Inertial ranges in three-dimensional quasi-geostrophic turbulence

Abstract

A theory is presented both for spectral energy transfer and for the transfer of spectral components of pseudo-potential enstrophy in a homogeneous quasi-geostrophic turbulent field which is rendered anisotropic by the distortion caused by a random collection of vortices superimposed on the principal motions. The fluid is, thus, subjected to an almost irrotational distortion. The random vortices cause straining effects on turbulent velocity and temperature fluctuations and modify the energy spectrum in the spectral ranges of interest. The strain imposed by the distortion is assumed to be homogeneous. For three-dimensional quasi-geostrophic turbulence that conserves pseudo-potential enstrophy as well as energy, this theory predicts −8/3 and −4 power inertial-range energy spectra.

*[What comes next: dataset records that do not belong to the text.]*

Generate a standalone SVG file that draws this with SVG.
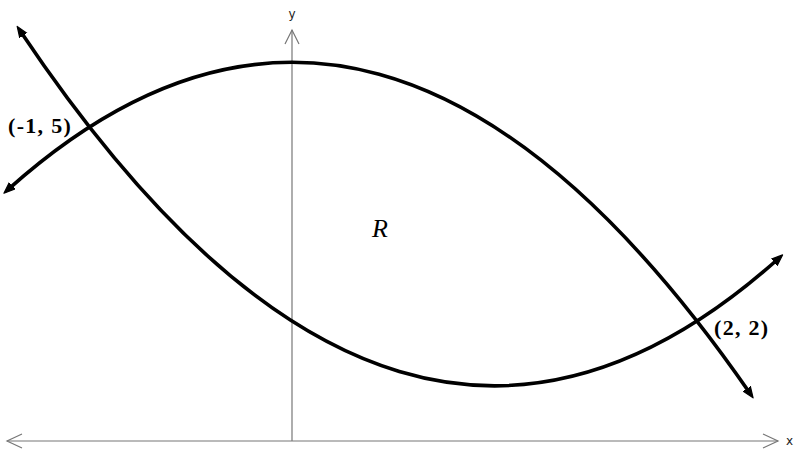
<svg xmlns="http://www.w3.org/2000/svg" width="800" height="462" viewBox="0 0 800 462">
  <style>
    .axis { stroke: #777; stroke-width: 1.2; fill: none; }
    .curve { stroke: #000; stroke-width: 3.6; fill: none; stroke-linecap: round; }
    .lbl { font-family: "Liberation Serif", "Times New Roman", Times, serif; font-weight: bold; font-size: 22px; letter-spacing: 1.3px; fill: #000; }
    .ax { font-family: "DejaVu Sans", "Liberation Sans", sans-serif; font-size: 12px; fill: #222; }
    .reg { font-family: "Liberation Serif", "Times New Roman", Times, serif; font-style: italic; font-size: 26px; fill: #000; }
  </style>
  <defs>
    <marker id="ah" viewBox="0 0 10 10" refX="4" refY="5" markerWidth="3.4" markerHeight="3.4" orient="auto-start-reverse" markerUnits="strokeWidth">
      <path d="M0,1.5 L9,5 L0,8.5 Z" fill="#000" stroke="#000" stroke-width="1" stroke-linejoin="round"/>
    </marker>
  </defs>
  <g id="axes">
    <line class="axis" x1="292" y1="441" x2="292" y2="30"/>
    <polyline class="axis" points="285,44 292,30 299,44"/>
    <line class="axis" x1="7" y1="441" x2="778" y2="441"/>
    <polyline class="axis" points="763,434 778,441 763,448"/>
    <polyline class="axis" points="22,434 7,441 22,448"/>
    <text class="ax" x="292" y="18" text-anchor="middle">y</text>
    <text class="ax" x="786" y="445">x</text>
  </g>
  <g id="connectors">
    <path id="f-curve" class="curve" d="M8.5,189.1 Q379.1,-142.4 749.6,392.8" marker-start="url(#ah)" marker-end="url(#ah)"/>
    <path id="g-curve" class="curve" d="M20.6,31.5 Q399.3,597.8 778,259" marker-start="url(#ah)" marker-end="url(#ah)"/>
  </g>
  <g id="label-p1">
    <text class="lbl" x="8" y="133">(-1, 5)</text>
  </g>
  <g id="label-p2">
    <text class="lbl" x="714" y="335">(2, 2)</text>
  </g>
  <g id="region">
    <text class="reg" x="372" y="237">R</text>
  </g>
</svg>
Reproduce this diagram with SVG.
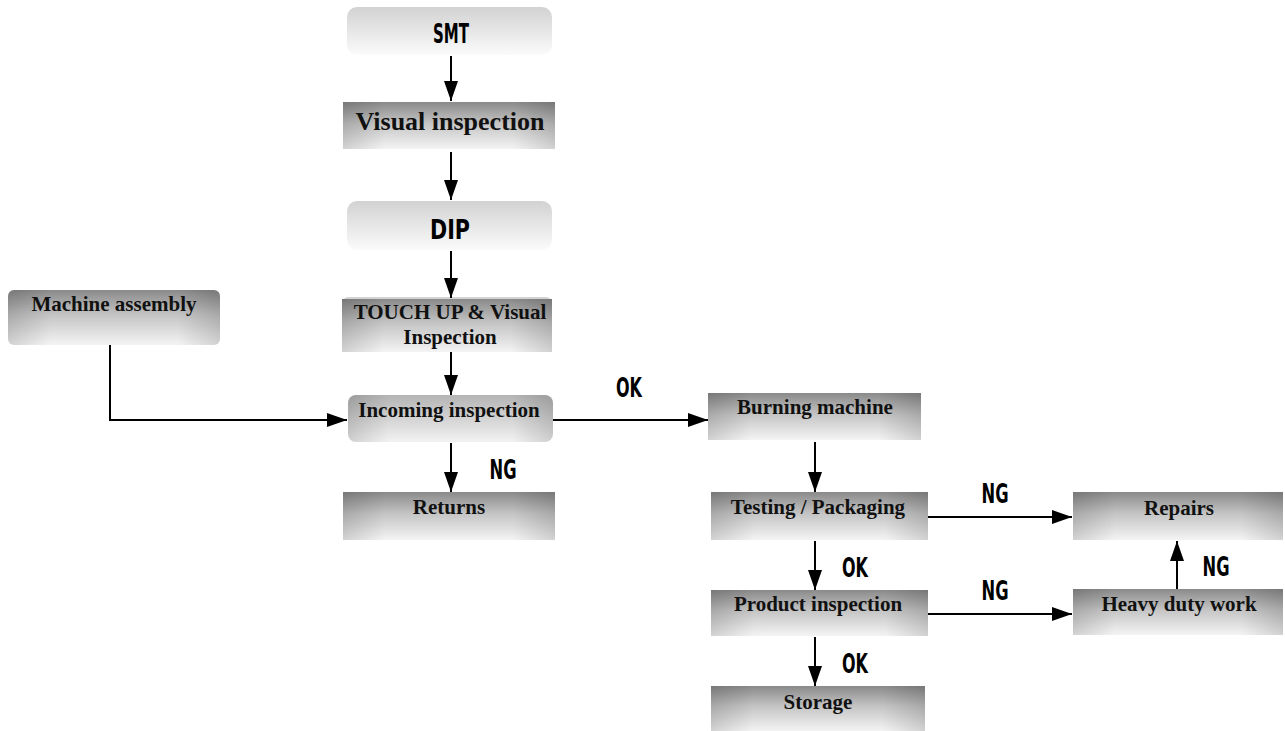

The predictions favourably corroborate the observed spectrum of energy in the atmosphere in the region of hemispheric wave-numbers 10–16 with a −8/3 slope and at higher wave-numbers with −4 slope on a log-log energy-wave-number diagram. The transfer rates of pseudo-potential enstrophy in the range 10⩽n⩽16 and of energy in the rangen>16 are identically zero, while the transfer of energy in the first range is from higher to lower wave-numbers and that of the pseudo-potential enstrophy in the second range is from lower to higher wave-numbers.

As compared with the earlier two-dimensional turbulence theory of Kraichnan and the quasigeostrophic turbulence theory of Charney, the present theory predicts more realistic shapes of the energy spectra of atmospheric motions at scales shorter than the baroclinic excitation scales.